= What is needed =
Skip every picture, and extract verbatim the lines from the line containing "Emit a web page" to the line containing "const radioOnline = [8, 14, 23];", both lines included.

= Material supplied =
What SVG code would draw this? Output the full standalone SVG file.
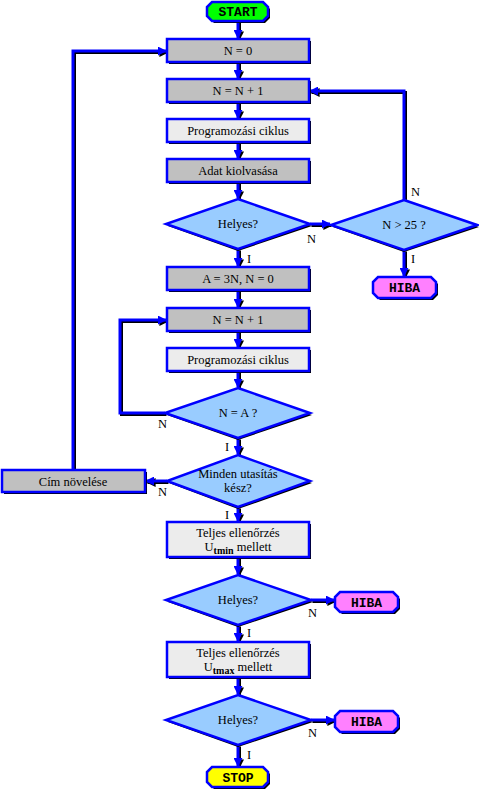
<svg xmlns="http://www.w3.org/2000/svg" width="479" height="791" viewBox="0 0 479 791">
<style>
.sh{fill:#000}
.box{stroke:#0000ff;stroke-width:2.5}
.g1{fill:#c0c0c0}
.g2{fill:#ececec}
.dia{fill:#99ccff;stroke:#0000ff;stroke-width:2.5}
.term{stroke:#0000ff;stroke-width:2.5}
.t{font-family:"Liberation Serif","Times New Roman",serif;font-size:12.5px;fill:#000;text-anchor:middle}
.tt{font-family:"Liberation Mono","Courier New",monospace;font-size:13px;font-weight:bold;fill:#000;text-anchor:middle}
.lb{font-family:"Liberation Serif","Times New Roman",serif;font-size:12.5px;fill:#000}
.ln{fill:none;stroke:#0000ff;stroke-width:3}
.lns{fill:none;stroke:#000;stroke-width:3}
</style>
<defs>
<marker id="a" viewBox="0 0 10 10" refX="9" refY="5" markerWidth="9" markerHeight="9" markerUnits="userSpaceOnUse" orient="auto"><path d="M0,0 L10,5 L0,10 Z" fill="#0000ff"/></marker>
<marker id="as" viewBox="0 0 10 10" refX="9" refY="5" markerWidth="9" markerHeight="9" markerUnits="userSpaceOnUse" orient="auto"><path d="M0,0 L10,5 L0,10 Z" fill="#000"/></marker>
</defs>
<g id="connectors">
<g transform="translate(1.5,1.5)">
<path class="lns" marker-end="url(#as)" d="M238,21 V38"/>
<path class="lns" marker-end="url(#as)" d="M238,62 V78"/>
<path class="lns" marker-end="url(#as)" d="M238,102 V118"/>
<path class="lns" marker-end="url(#as)" d="M238,142 V158"/>
<path class="lns" marker-end="url(#as)" d="M238,182 V198"/>
<path class="lns" marker-end="url(#as)" d="M238,249 V266"/>
<path class="lns" marker-end="url(#as)" d="M238,290 V307"/>
<path class="lns" marker-end="url(#as)" d="M238,331 V347"/>
<path class="lns" marker-end="url(#as)" d="M238,371 V387"/>
<path class="lns" marker-end="url(#as)" d="M238,438 V454"/>
<path class="lns" marker-end="url(#as)" d="M238,507 V521"/>
<path class="lns" marker-end="url(#as)" d="M238,557 V574"/>
<path class="lns" marker-end="url(#as)" d="M238,625 V641"/>
<path class="lns" marker-end="url(#as)" d="M238,677 V694"/>
<path class="lns" marker-end="url(#as)" d="M238,745 V766"/>
<path class="lns" marker-end="url(#as)" d="M310,224 H330"/>
<path class="lns" marker-end="url(#as)" d="M404,200 V91 H310"/>
<path class="lns" marker-end="url(#as)" d="M404,250 V276"/>
<path class="lns" marker-end="url(#as)" d="M165,413 H120 V320 H166"/>
<path class="lns" marker-end="url(#as)" d="M167,481 H146"/>
<path class="lns" marker-end="url(#as)" d="M73,470 V51 H166"/>
<path class="lns" marker-end="url(#as)" d="M311,600 H334"/>
<path class="lns" marker-end="url(#as)" d="M311,720 H334"/>
</g>
<path class="ln" marker-end="url(#a)" d="M238,21 V38"/>
<path class="ln" marker-end="url(#a)" d="M238,62 V78"/>
<path class="ln" marker-end="url(#a)" d="M238,102 V118"/>
<path class="ln" marker-end="url(#a)" d="M238,142 V158"/>
<path class="ln" marker-end="url(#a)" d="M238,182 V198"/>
<path class="ln" marker-end="url(#a)" d="M238,249 V266"/>
<path class="ln" marker-end="url(#a)" d="M238,290 V307"/>
<path class="ln" marker-end="url(#a)" d="M238,331 V347"/>
<path class="ln" marker-end="url(#a)" d="M238,371 V387"/>
<path class="ln" marker-end="url(#a)" d="M238,438 V454"/>
<path class="ln" marker-end="url(#a)" d="M238,507 V521"/>
<path class="ln" marker-end="url(#a)" d="M238,557 V574"/>
<path class="ln" marker-end="url(#a)" d="M238,625 V641"/>
<path class="ln" marker-end="url(#a)" d="M238,677 V694"/>
<path class="ln" marker-end="url(#a)" d="M238,745 V766"/>
<path class="ln" marker-end="url(#a)" d="M310,224 H330"/>
<path class="ln" marker-end="url(#a)" d="M404,200 V91 H310"/>
<path class="ln" marker-end="url(#a)" d="M404,250 V276"/>
<path class="ln" marker-end="url(#a)" d="M165,413 H120 V320 H166"/>
<path class="ln" marker-end="url(#a)" d="M167,481 H146"/>
<path class="ln" marker-end="url(#a)" d="M73,470 V51 H166"/>
<path class="ln" marker-end="url(#a)" d="M311,600 H334"/>
<path class="ln" marker-end="url(#a)" d="M311,720 H334"/>
<text class="lb" x="247" y="263">I</text>
<text class="lb" x="307" y="243">N</text>
<text class="lb" x="411" y="196">N</text>
<text class="lb" x="411" y="263">I</text>
<text class="lb" x="158" y="428">N</text>
<text class="lb" x="225" y="451">I</text>
<text class="lb" x="158" y="496">N</text>
<text class="lb" x="225" y="519">I</text>
<text class="lb" x="308" y="617">N</text>
<text class="lb" x="247" y="637">I</text>
<text class="lb" x="308" y="737">N</text>
<text class="lb" x="247" y="759">I</text>
</g>
<g id="start">
<path class="sh" d="M214,4 H265 L270,9 V18 L265,23 H214 L209,18 V9 Z"/>
<path class="term" fill="#00ff00" d="M212,2 H263 L268,7 V16 L263,21 H212 L207,16 V7 Z"/>
<text class="tt" x="238" y="16">START</text>
</g>
<g id="n0">
<rect class="sh" x="169" y="41" width="142" height="23"/>
<rect class="box g1" x="167" y="39" width="142" height="23"/>
<text class="t" x="238" y="55">N = 0</text>
</g>
<g id="nn1">
<rect class="sh" x="169" y="81" width="142" height="23"/>
<rect class="box g1" x="167" y="79" width="142" height="23"/>
<text class="t" x="238" y="95">N = N + 1</text>
</g>
<g id="prog1">
<rect class="sh" x="169" y="121" width="142" height="23"/>
<rect class="box g2" x="167" y="119" width="142" height="23"/>
<text class="t" x="238" y="135">Programozási ciklus</text>
</g>
<g id="adat">
<rect class="sh" x="169" y="161" width="142" height="23"/>
<rect class="box g1" x="167" y="159" width="142" height="23"/>
<text class="t" x="238" y="175">Adat kiolvasása</text>
</g>
<g id="helyes1">
<polygon class="sh" points="238,201 312,226 238,251 168,226"/>
<polygon class="dia" points="238,199 310,224 238,249 166,224"/>
<text class="t" x="238" y="228">Helyes?</text>
</g>
<g id="n25">
<polygon class="sh" points="404,202 479,227 404,252 333,227"/>
<polygon class="dia" points="404,200 477,225 404,250 331,225"/>
<text class="t" x="404" y="229">N &gt; 25 ?</text>
</g>
<g id="hiba1">
<path class="sh" d="M380,279 H433 L438,284 V295 L433,300 H380 L375,295 V284 Z"/>
<path class="term" fill="#ff80ff" d="M378,277 H431 L436,282 V293 L431,298 H378 L373,293 V282 Z"/>
<text class="tt" x="404.5" y="292">HIBA</text>
</g>
<g id="a3n">
<rect class="sh" x="169" y="269" width="142" height="23"/>
<rect class="box g1" x="167" y="267" width="142" height="23"/>
<text class="t" x="238" y="283">A = 3N,  N = 0</text>
</g>
<g id="nn2">
<rect class="sh" x="169" y="310" width="142" height="23"/>
<rect class="box g1" x="167" y="308" width="142" height="23"/>
<text class="t" x="238" y="324">N = N + 1</text>
</g>
<g id="prog2">
<rect class="sh" x="169" y="350" width="142" height="23"/>
<rect class="box g2" x="167" y="348" width="142" height="23"/>
<text class="t" x="238" y="364">Programozási ciklus</text>
</g>
<g id="na">
<polygon class="sh" points="238,390 312,415 238,440 167,415"/>
<polygon class="dia" points="238,388 310,413 238,438 165,413"/>
<text class="t" x="238" y="417">N = A ?</text>
</g>
<g id="minden">
<polygon class="sh" points="238,457 312,483 238,509 169,483"/>
<polygon class="dia" points="238,455 310,481 238,507 167,481"/>
<text class="t" x="238" y="478">Minden utasítás</text>
<text class="t" x="238" y="492">kész?</text>
</g>
<g id="cim">
<rect class="sh" x="4" y="472" width="143" height="22"/>
<rect class="box g1" x="2" y="470" width="143" height="22"/>
<text class="t" x="73" y="486">Cím növelése</text>
</g>
<g id="teljes1">
<rect class="sh" x="169" y="524" width="142" height="35"/>
<rect class="box g2" x="167" y="522" width="142" height="35"/>
<text class="t" x="238" y="537">Teljes ellenőrzés</text>
<text class="t" x="238" y="551">U<tspan font-size="10" font-weight="bold" dy="3">tmin</tspan><tspan dy="-3"> mellett</tspan></text>
</g>
<g id="helyes2">
<polygon class="sh" points="238,577 313,602 238,627 168,602"/>
<polygon class="dia" points="238,575 311,600 238,625 166,600"/>
<text class="t" x="238" y="604">Helyes?</text>
</g>
<g id="hiba2">
<path class="sh" d="M342,594 H395 L400,599 V609 L395,614 H342 L337,609 V599 Z"/>
<path class="term" fill="#ff80ff" d="M340,592 H393 L398,597 V607 L393,612 H340 L335,607 V597 Z"/>
<text class="tt" x="366.5" y="606.5">HIBA</text>
</g>
<g id="teljes2">
<rect class="sh" x="169" y="644" width="142" height="35"/>
<rect class="box g2" x="167" y="642" width="142" height="35"/>
<text class="t" x="238" y="657">Teljes ellenőrzés</text>
<text class="t" x="238" y="671">U<tspan font-size="10" font-weight="bold" dy="3">tmax</tspan><tspan dy="-3"> mellett</tspan></text>
</g>
<g id="helyes3">
<polygon class="sh" points="238,697 313,722 238,747 168,722"/>
<polygon class="dia" points="238,695 311,720 238,745 166,720"/>
<text class="t" x="238" y="724">Helyes?</text>
</g>
<g id="hiba3">
<path class="sh" d="M342,713 H395 L400,718 V729 L395,734 H342 L337,729 V718 Z"/>
<path class="term" fill="#ff80ff" d="M340,711 H393 L398,716 V727 L393,732 H340 L335,727 V716 Z"/>
<text class="tt" x="366.5" y="726">HIBA</text>
</g>
<g id="stop">
<path class="sh" d="M214,769 H265 L270,774 V784 L265,789 H214 L209,784 V774 Z"/>
<path class="term" fill="#ffff00" d="M212,767 H263 L268,772 V782 L263,787 H212 L207,782 V772 Z"/>
<text class="tt" x="238" y="781.5">STOP</text>
</g>
</svg>
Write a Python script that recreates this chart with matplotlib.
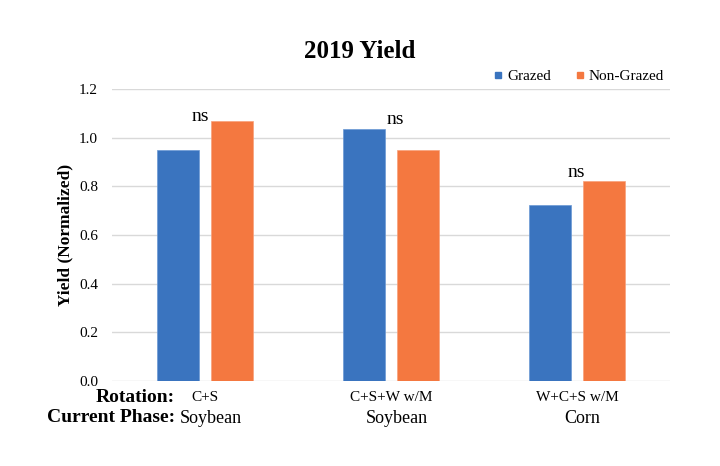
import matplotlib
matplotlib.use("Agg")
import matplotlib.pyplot as plt
import matplotlib.transforms as mtransforms
from matplotlib.lines import Line2D
import numpy as np

plt.rcParams.update({"font.family": ["Liberation Serif", "DejaVu Serif"]})

rotations = ["C+S", "C+S+W w/M", "W+C+S w/M"]
phases = ["Soybean", "Soybean", "Corn"]
grazed = [0.95, 1.035, 0.725]
non_grazed = [1.07, 0.95, 0.82]
sig_labels = ["ns", "ns", "ns"]

BLUE = "#3A74BF"
ORANGE = "#F47840"

fig = plt.figure(figsize=(7.2, 4.66), dpi=100)
ax = fig.add_axes([0.1556, 0.1824, 0.775, 0.6266])

x = np.arange(len(rotations))
width = 0.226
off = 0.144
ax.bar(x - off, grazed, width, color=BLUE, edgecolor="#6A98D4", linewidth=0.5, zorder=3)
ax.bar(x + off, non_grazed, width, color=ORANGE, edgecolor="#F8A07A", linewidth=0.5, zorder=3)

# "ns" marks sit just above the taller bar of each pair
ns_dx = [-0.027, 0.022, -0.005]
ns_dy = [0.0, 0.02, 0.02]
for i, lab in enumerate(sig_labels):
    top = max(grazed[i], non_grazed[i])
    ax.text(x[i] + ns_dx[i], top + ns_dy[i], lab, ha="center", va="baseline", fontsize=14)

ax.set_xlim(-0.5, 2.5)
ax.set_ylim(0, 1.2)
ax.set_yticks(np.arange(0, 1.21, 0.2))
ax.set_yticklabels([f"{v:.1f}" for v in np.arange(0, 1.21, 0.2)], fontsize=11)
ax.set_xticks([])
ax.tick_params(axis="y", length=0, pad=10)
ax.grid(axis="y", color="#D9D9D9", linewidth=1.0, zorder=0)
for s in ax.spines.values():
    s.set_visible(False)

ax.set_ylabel("Yield (Normalized)", fontsize=12.5, fontweight="bold", labelpad=4)

trans = mtransforms.blended_transform_factory(ax.transData, ax.transAxes)
for i in range(len(rotations)):
    ax.text(x[i], -0.055, rotations[i], transform=trans, ha="center", va="center", fontsize=11)
    ax.text(x[i] + 0.03, -0.127, phases[i], transform=trans, ha="center", va="center", fontsize=13)

fig.text(175 / 720, 1 - 397 / 466, "Rotation:", ha="right", va="center", fontsize=14, fontweight="bold")
fig.text(175 / 720, 1 - 418 / 466, "Current Phase:", ha="right", va="center", fontsize=14, fontweight="bold")

fig.text(0.5, 1 - 52 / 466, "2019 Yield", ha="center", va="center", fontsize=18, fontweight="bold")

handles = [
    Line2D([], [], marker="s", linestyle="none", color=BLUE, markersize=5),
    Line2D([], [], marker="s", linestyle="none", color=ORANGE, markersize=5),
]
fig.legend(handles, ["Grazed", "Non-Grazed"], loc="center right",
           bbox_to_anchor=(678 / 720, 1 - 76 / 466), ncol=2, frameon=False,
           fontsize=11, handlelength=0.6, handletextpad=0.3, columnspacing=1.6)

fig.savefig("out.png", dpi=100)
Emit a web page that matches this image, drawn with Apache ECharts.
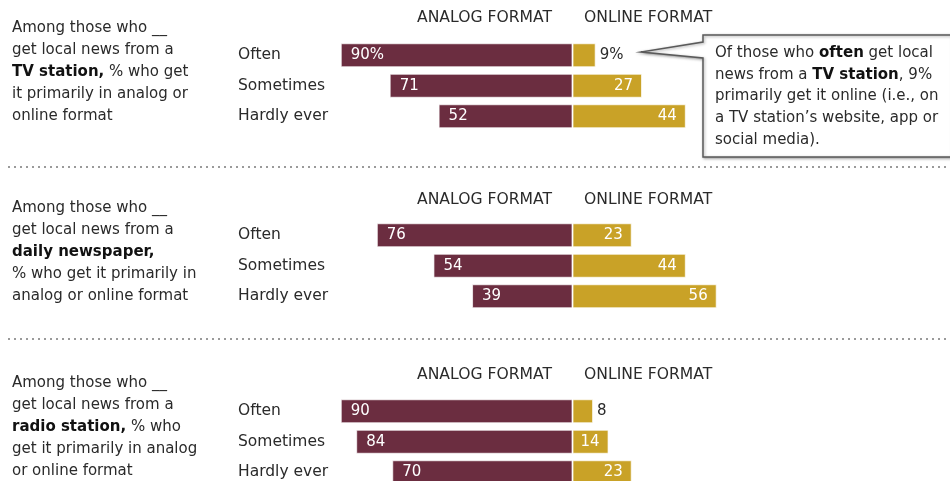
<!DOCTYPE html>
<html>
<head>
<meta charset="utf-8">
<script src="https://cdn.jsdelivr.net/npm/echarts@6/dist/echarts.min.js"></script>
<style>
  html, body { margin: 0; padding: 0; background: #fff; }
  #chart { width: 950px; height: 481px; }
</style>
</head>
<body>
<div id="chart"></div>
<script>
// Frequency of getting local news from each source
const categories = ['Often', 'Sometimes', 'Hardly ever'];
const formatHeaders = ['ANALOG FORMAT', 'ONLINE FORMAT'];

// Share getting it in analog vs. online format (%)
const tvAnalog = [90, 71, 52];
const tvOnline = [9, 27, 44];
const paperAnalog = [76, 54, 39];
const paperOnline = [23, 44, 56];
const radioAnalog = [90, 84, 70];
const radioOnline = [8, 14, 23];

const panelTexts = [
  'Among those who __\nget local news from a\n{b|TV station,} % who get\nit primarily in analog or\nonline format',
  'Among those who __\nget local news from a\n{b|daily newspaper,}\n% who get it primarily in\nanalog or online format',
  'Among those who __\nget local news from a\n{b|radio station,} % who\nget it primarily in analog\nor online format'
];
const noteText = 'Of those who {b|often} get local\nnews from a {b|TV station}, 9%\nprimarily get it online (i.e., on\na TV station\u2019s website, app or\nsocial media).';

const panels = [
  { analog: tvAnalog, online: tvOnline, pct: true },
  { analog: paperAnalog, online: paperOnline, pct: false },
  { analog: radioAnalog, online: radioOnline, pct: false }
];

const FONT = '"DejaVu Sans", Verdana, sans-serif';
const TXT = '#2a2a2a';
const ANALOG = '#6b2d40';
const ONLINE = '#c9a227';

// Layout of the three stacked panels
const gridTops = [40, 220, 396];
const headerY = [18, 200, 375];
const textTops = [17, 197, 372];
const rowH = 30.5;

const grids = [], xAxes = [], yAxes = [], series = [];
panels.forEach((p, i) => {
  grids.push({ left: 315, width: 515, top: gridTops[i], height: rowH * 3, outerBoundsMode: 'none' });
  xAxes.push({
    gridIndex: i, type: 'value', min: -100, max: 100,
    show: false, splitLine: { show: false }
  });
  yAxes.push({
    gridIndex: i, type: 'category', inverse: true, data: categories,
    axisLine: { show: false }, axisTick: { show: false },
    axisLabel: { align: 'left', margin: 77, fontSize: 15.5, fontFamily: FONT, color: TXT }
  });
  const suffix = (idx) => (p.pct && idx === 0 ? '%' : '');
  series.push({
    type: 'bar', xAxisIndex: i, yAxisIndex: i, barWidth: 24, barGap: '-100%',
    itemStyle: { color: ANALOG, borderColor: 'rgba(255,255,255,0.7)', borderWidth: 1 },
    data: p.analog.map(v => -v),
    label: {
      show: true, position: 'insideLeft', distance: 10, color: '#fff',
      fontSize: 15, fontFamily: FONT,
      formatter: (d) => Math.abs(d.value) + suffix(d.dataIndex)
    }
  });
  series.push({
    type: 'bar', xAxisIndex: i, yAxisIndex: i, barWidth: 24, barGap: '-100%',
    itemStyle: { color: ONLINE, borderColor: 'rgba(255,255,255,0.7)', borderWidth: 1 },
    data: p.online.map(v => v < 10
      ? { value: v, label: { position: 'right', distance: 4, color: TXT } }
      : v),
    label: {
      show: true, position: 'insideRight', distance: 9, color: '#fff',
      fontSize: 15, fontFamily: FONT,
      formatter: (d) => d.value + suffix(d.dataIndex)
    }
  });
});

const graphics = [];
panels.forEach((p, i) => {
  graphics.push({
    type: 'text', x: 552, y: headerY[i],
    style: { text: formatHeaders[0], font: '15.6px ' + FONT, fill: TXT,
      align: 'right', verticalAlign: 'middle', textAlign: 'right', textVerticalAlign: 'middle' }
  });
  graphics.push({
    type: 'text', x: 584, y: headerY[i],
    style: { text: formatHeaders[1], font: '15.6px ' + FONT, fill: TXT,
      align: 'left', verticalAlign: 'middle', textAlign: 'left', textVerticalAlign: 'middle' }
  });
  graphics.push({
    type: 'text', x: 12, y: textTops[i],
    style: {
      text: panelTexts[i], font: '15px ' + FONT, fill: TXT, lineHeight: 22,
      verticalAlign: 'top', textVerticalAlign: 'top',
      rich: { b: { fontWeight: 'bold', fontSize: 15, fontFamily: FONT, lineHeight: 22, fill: '#111' } }
    }
  });
});

// Dotted separators between panels
[167, 339].forEach(y => {
  graphics.push({
    type: 'line', shape: { x1: 8, y1: y, x2: 947, y2: y },
    style: { stroke: '#9a9a9a', lineWidth: 2, lineDash: [2, 4] }
  });
});

// Callout box with pointer
graphics.push({
  type: 'polygon',
  shape: { points: [[703, 35], [952, 35], [952, 157], [703, 157], [703, 58], [641, 52], [703, 42]] },
  style: { fill: '#fff', stroke: '#5a5a5a', lineWidth: 1.5,
    shadowBlur: 3, shadowColor: 'rgba(0,0,0,0.35)', shadowOffsetX: 1, shadowOffsetY: 1 }
});
graphics.push({
  type: 'text', x: 715, y: 42,
  style: {
    text: noteText, font: '15px ' + FONT, fill: TXT, lineHeight: 21.75,
    verticalAlign: 'top', textVerticalAlign: 'top',
    rich: { b: { fontWeight: 'bold', fontSize: 15, fontFamily: FONT, lineHeight: 21.75, fill: '#111' } }
  }
});

const chart = echarts.init(document.getElementById('chart'), null, { renderer: 'canvas' });
chart.setOption({
  backgroundColor: '#fff',
  animation: false,
  grid: grids,
  xAxis: xAxes,
  yAxis: yAxes,
  series: series,
  graphic: graphics
});
</script>
</body>
</html>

= Task response =
Emit a web page that matches this image, drawn with Apache ECharts.
<!DOCTYPE html>
<html>
<head>
<meta charset="utf-8">
<script src="https://cdn.jsdelivr.net/npm/echarts@6/dist/echarts.min.js"></script>
<style>
  html, body { margin: 0; padding: 0; background: #fff; }
  #chart { width: 950px; height: 481px; }
</style>
</head>
<body>
<div id="chart"></div>
<script>
// Frequency of getting local news from each source
const categories = ['Often', 'Sometimes', 'Hardly ever'];
const formatHeaders = ['ANALOG FORMAT', 'ONLINE FORMAT'];

// Share getting it in analog vs. online format (%)
const tvAnalog = [90, 71, 52];
const tvOnline = [9, 27, 44];
const paperAnalog = [76, 54, 39];
const paperOnline = [23, 44, 56];
const radioAnalog = [90, 84, 70];
const radioOnline = [8, 14, 23];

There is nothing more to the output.